Gerard Way and Shaun Simon’s “Killjoys” continues this month in another fantastic issue. While not quite on the same level as the debut, issue #2 manages to develop the story in some interesting ways and offers enough intrigue to earn your cash.

WRITTEN BY: Gerard Way & Shaun Simon
ART BY: Becky Cloonan
PRICE: $3.99
RELEASE: July 10th, 2013

“Killjoys” fantastic art by Becky Cloonan is truly one of the biggest selling points of this world. Everything is detailed with such crisp clean visuals that are reminiscent of the best Japanese anime. The newscaster’s gritted forces smile as he’s speaking about Battery City says it all: this book is gorgeous.

While being so beautiful “Killjoys” also manages to be written in such a lyrical style that most of the pages flow with incredible ease. I’ll be honest when I say I was idiotically unaware of the book’s ties to My Chemical Romance upon my review of the first issue.

Now with those influences in mind I feel as if I truly understand the magic of the book. There is a tremendous amount of heart in this creation. The world is expansive, and fully realized with emotion. The introduction of Cheri Cola puts a face to the near perfect disc jockey narration of the book.

His teaming with the girl allows the story to slow down and get immearsed in the world. Gerard Way and Shaun Simon take time to develop a mysterious antagonist, as well as develop a story with some gigantic and beautiful android women from Battery City. What results are three distinct stories in the same world that never run the risk of treading the same ground.

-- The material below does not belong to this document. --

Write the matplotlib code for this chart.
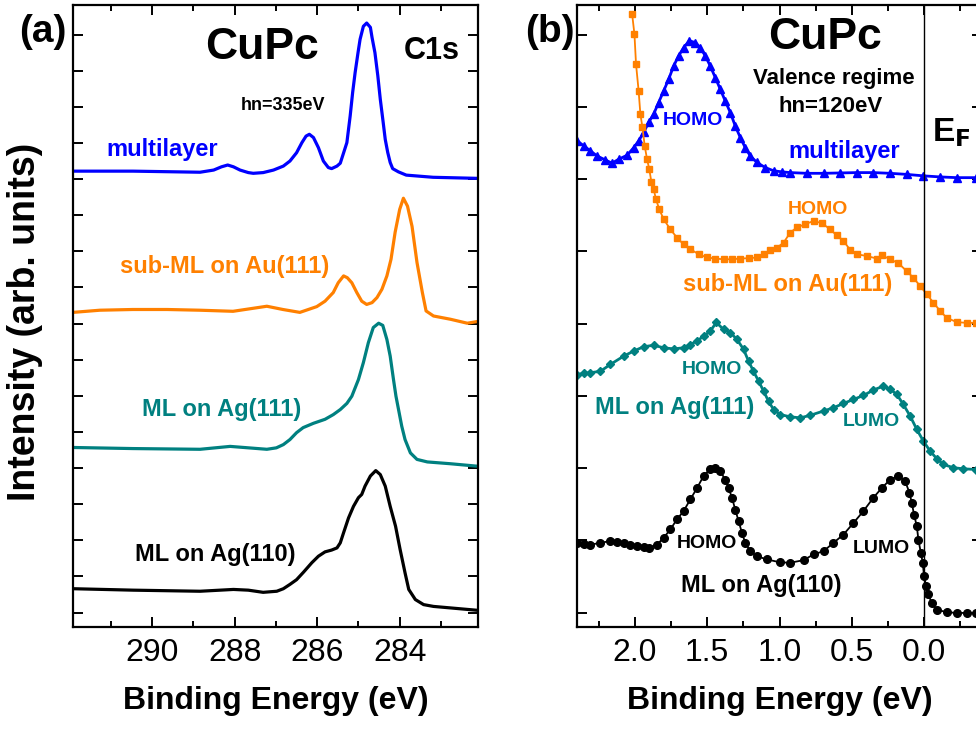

We come to learn more about who the Killjoy’s were, and just what they stood for. We understand more of the goal of the series, and where the overarching threats will emerge. As characters the mysterious Killjoys ooze from every page and manage to intrigue with every new bit of information revealed about them

Cloonan’s art does a lot of the work. The desert wasteland backdrop would almost be breathtaking if it weren’t so drab and arid. The depictions of the Killjoys in the radio station literally jump off the page and scream character without even moving. Cloonan’s sharp lines and big beautiful eyes allow the characters feelings to emote without the words. Something most books struggle to do.

The book runs the risk of collapsing under its own weight. Although I have chosen to remain ignorant to the musical tie ins of the book, I understand some exist. The merits of the book seem to work without the prior knowledge of the characters or of the band. However, I do imagine those familiar will have an easier time understanding the book. The questions raised on these pages are interesting enough to keep the story going for a few more issues, but run the risk of collapsing under their own promise and reliance on previous material. Only time will tell if the story sticks the landing.

Gerard Way and Shaun Simon have created an emotionally invested second chapter of their series that manages to develop the story in some really interesting ways. A few more moments with less exposition and more exploration of the world would have been appreciated, but the series maintains a decent pace.